Recorded data:

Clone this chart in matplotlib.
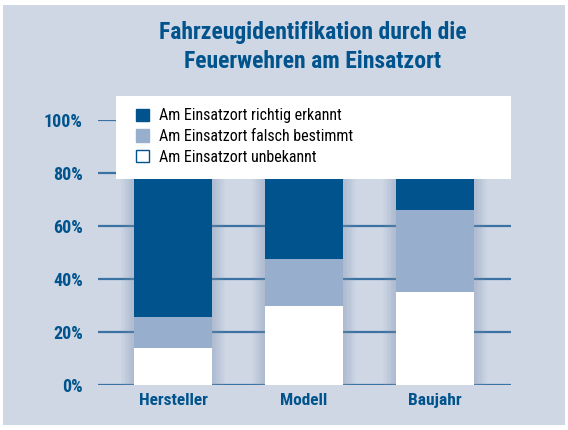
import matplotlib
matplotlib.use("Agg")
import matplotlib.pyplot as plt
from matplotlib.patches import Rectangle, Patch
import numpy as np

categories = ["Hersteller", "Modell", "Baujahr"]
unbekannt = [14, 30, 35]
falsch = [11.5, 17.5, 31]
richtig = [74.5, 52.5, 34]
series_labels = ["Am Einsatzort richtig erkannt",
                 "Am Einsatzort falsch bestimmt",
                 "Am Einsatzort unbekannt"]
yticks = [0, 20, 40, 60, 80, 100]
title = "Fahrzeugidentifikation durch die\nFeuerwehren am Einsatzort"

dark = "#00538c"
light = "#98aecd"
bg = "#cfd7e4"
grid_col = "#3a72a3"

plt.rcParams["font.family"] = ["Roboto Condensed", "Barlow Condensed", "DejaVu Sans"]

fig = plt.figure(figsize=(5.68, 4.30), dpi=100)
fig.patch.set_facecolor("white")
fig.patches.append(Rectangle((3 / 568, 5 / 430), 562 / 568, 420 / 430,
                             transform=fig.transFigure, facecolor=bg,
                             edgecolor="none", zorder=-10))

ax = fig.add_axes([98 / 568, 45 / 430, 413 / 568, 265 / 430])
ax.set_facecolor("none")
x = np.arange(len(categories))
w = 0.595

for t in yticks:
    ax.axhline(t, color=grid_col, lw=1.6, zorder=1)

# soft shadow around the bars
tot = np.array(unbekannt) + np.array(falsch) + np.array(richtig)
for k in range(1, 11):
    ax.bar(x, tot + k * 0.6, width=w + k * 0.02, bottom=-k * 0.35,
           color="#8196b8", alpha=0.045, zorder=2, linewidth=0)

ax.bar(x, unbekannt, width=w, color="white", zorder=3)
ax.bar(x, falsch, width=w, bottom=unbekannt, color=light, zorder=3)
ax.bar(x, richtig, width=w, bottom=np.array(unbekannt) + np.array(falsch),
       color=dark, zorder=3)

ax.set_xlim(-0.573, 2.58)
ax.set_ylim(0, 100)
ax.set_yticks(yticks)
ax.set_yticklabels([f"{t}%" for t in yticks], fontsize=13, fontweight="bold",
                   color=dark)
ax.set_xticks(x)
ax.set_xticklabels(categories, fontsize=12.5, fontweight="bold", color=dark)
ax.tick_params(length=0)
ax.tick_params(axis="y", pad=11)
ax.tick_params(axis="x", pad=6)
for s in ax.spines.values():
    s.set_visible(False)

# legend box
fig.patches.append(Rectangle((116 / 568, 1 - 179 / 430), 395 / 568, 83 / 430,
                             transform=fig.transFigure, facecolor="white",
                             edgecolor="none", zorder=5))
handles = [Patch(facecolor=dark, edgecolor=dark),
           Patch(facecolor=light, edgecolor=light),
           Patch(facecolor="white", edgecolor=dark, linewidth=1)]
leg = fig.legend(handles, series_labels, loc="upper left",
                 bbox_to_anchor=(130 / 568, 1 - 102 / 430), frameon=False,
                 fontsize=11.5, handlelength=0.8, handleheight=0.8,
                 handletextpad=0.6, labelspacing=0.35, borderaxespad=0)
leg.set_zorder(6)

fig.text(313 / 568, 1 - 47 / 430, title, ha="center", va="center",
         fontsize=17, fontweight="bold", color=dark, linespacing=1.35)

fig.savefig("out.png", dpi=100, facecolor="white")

...

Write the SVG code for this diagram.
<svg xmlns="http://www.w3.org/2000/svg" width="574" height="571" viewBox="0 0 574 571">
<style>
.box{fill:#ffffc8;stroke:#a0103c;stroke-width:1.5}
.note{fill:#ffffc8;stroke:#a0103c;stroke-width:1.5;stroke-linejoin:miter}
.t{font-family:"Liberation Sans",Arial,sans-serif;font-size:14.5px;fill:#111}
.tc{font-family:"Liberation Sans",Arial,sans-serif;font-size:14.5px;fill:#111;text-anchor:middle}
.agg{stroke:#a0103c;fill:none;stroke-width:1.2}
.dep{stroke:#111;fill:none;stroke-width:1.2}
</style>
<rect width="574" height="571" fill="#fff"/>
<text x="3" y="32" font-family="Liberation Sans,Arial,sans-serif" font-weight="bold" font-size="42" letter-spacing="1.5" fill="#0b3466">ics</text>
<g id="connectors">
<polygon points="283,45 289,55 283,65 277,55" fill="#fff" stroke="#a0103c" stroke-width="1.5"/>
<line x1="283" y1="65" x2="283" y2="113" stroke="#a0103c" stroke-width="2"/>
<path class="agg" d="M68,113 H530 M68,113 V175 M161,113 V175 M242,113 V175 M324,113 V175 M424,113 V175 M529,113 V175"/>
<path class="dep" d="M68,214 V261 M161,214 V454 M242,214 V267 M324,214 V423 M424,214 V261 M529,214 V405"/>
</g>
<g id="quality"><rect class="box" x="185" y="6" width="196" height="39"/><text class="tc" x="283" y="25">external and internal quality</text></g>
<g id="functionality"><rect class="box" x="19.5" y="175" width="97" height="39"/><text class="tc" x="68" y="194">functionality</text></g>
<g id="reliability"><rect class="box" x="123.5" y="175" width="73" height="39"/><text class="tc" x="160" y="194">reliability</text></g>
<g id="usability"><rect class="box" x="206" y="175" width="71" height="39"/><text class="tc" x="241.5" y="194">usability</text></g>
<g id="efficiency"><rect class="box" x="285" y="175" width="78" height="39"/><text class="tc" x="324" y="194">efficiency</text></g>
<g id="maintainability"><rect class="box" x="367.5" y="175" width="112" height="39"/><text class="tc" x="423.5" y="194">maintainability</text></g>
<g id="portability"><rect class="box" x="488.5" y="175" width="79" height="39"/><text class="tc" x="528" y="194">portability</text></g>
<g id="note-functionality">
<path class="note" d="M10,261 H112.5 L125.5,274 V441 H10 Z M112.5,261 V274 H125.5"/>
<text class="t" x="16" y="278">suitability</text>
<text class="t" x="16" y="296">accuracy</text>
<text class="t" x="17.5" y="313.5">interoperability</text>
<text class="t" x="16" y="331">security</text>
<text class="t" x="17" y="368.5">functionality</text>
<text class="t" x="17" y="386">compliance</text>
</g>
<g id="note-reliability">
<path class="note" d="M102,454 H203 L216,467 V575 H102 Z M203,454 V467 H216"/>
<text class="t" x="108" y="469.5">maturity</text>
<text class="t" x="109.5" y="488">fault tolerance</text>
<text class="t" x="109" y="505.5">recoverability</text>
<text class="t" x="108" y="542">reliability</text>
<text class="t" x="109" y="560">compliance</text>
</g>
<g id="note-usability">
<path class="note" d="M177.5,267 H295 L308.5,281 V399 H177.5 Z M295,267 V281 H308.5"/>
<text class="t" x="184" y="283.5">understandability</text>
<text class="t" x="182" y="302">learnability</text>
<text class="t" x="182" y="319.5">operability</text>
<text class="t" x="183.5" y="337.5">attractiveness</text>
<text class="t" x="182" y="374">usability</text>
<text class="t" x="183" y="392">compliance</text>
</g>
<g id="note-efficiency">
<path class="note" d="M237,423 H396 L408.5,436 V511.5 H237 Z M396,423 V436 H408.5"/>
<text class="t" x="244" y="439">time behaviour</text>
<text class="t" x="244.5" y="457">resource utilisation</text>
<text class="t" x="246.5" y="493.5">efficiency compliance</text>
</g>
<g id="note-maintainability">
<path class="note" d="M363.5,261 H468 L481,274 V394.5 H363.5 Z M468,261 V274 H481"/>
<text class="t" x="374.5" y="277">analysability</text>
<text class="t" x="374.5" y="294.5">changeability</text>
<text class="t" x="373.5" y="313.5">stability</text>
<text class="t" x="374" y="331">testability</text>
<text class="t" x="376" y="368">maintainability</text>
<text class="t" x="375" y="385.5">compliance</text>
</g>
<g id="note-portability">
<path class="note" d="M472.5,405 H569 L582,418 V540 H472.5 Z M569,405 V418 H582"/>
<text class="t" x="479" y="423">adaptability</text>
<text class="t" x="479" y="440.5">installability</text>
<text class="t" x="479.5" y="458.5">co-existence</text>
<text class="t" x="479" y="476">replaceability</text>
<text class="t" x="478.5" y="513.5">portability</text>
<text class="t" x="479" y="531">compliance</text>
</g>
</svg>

EXERCISE TASK ▸ Give back the exact lines above, running from the one that has "Clone this chart in matplotlib." through the one that has "color=dark, zorder=3)", with nothing added and no pictures.

RESPONSE ▸
Clone this chart in matplotlib.
import matplotlib
matplotlib.use("Agg")
import matplotlib.pyplot as plt
from matplotlib.patches import Rectangle, Patch
import numpy as np

categories = ["Hersteller", "Modell", "Baujahr"]
unbekannt = [14, 30, 35]
falsch = [11.5, 17.5, 31]
richtig = [74.5, 52.5, 34]
series_labels = ["Am Einsatzort richtig erkannt",
                 "Am Einsatzort falsch bestimmt",
                 "Am Einsatzort unbekannt"]
yticks = [0, 20, 40, 60, 80, 100]
title = "Fahrzeugidentifikation durch die\nFeuerwehren am Einsatzort"

dark = "#00538c"
light = "#98aecd"
bg = "#cfd7e4"
grid_col = "#3a72a3"

plt.rcParams["font.family"] = ["Roboto Condensed", "Barlow Condensed", "DejaVu Sans"]

fig = plt.figure(figsize=(5.68, 4.30), dpi=100)
fig.patch.set_facecolor("white")
fig.patches.append(Rectangle((3 / 568, 5 / 430), 562 / 568, 420 / 430,
                             transform=fig.transFigure, facecolor=bg,
                             edgecolor="none", zorder=-10))

ax = fig.add_axes([98 / 568, 45 / 430, 413 / 568, 265 / 430])
ax.set_facecolor("none")
x = np.arange(len(categories))
w = 0.595

for t in yticks:
    ax.axhline(t, color=grid_col, lw=1.6, zorder=1)

# soft shadow around the bars
tot = np.array(unbekannt) + np.array(falsch) + np.array(richtig)
for k in range(1, 11):
    ax.bar(x, tot + k * 0.6, width=w + k * 0.02, bottom=-k * 0.35,
           color="#8196b8", alpha=0.045, zorder=2, linewidth=0)

ax.bar(x, unbekannt, width=w, color="white", zorder=3)
ax.bar(x, falsch, width=w, bottom=unbekannt, color=light, zorder=3)
ax.bar(x, richtig, width=w, bottom=np.array(unbekannt) + np.array(falsch),
       color=dark, zorder=3)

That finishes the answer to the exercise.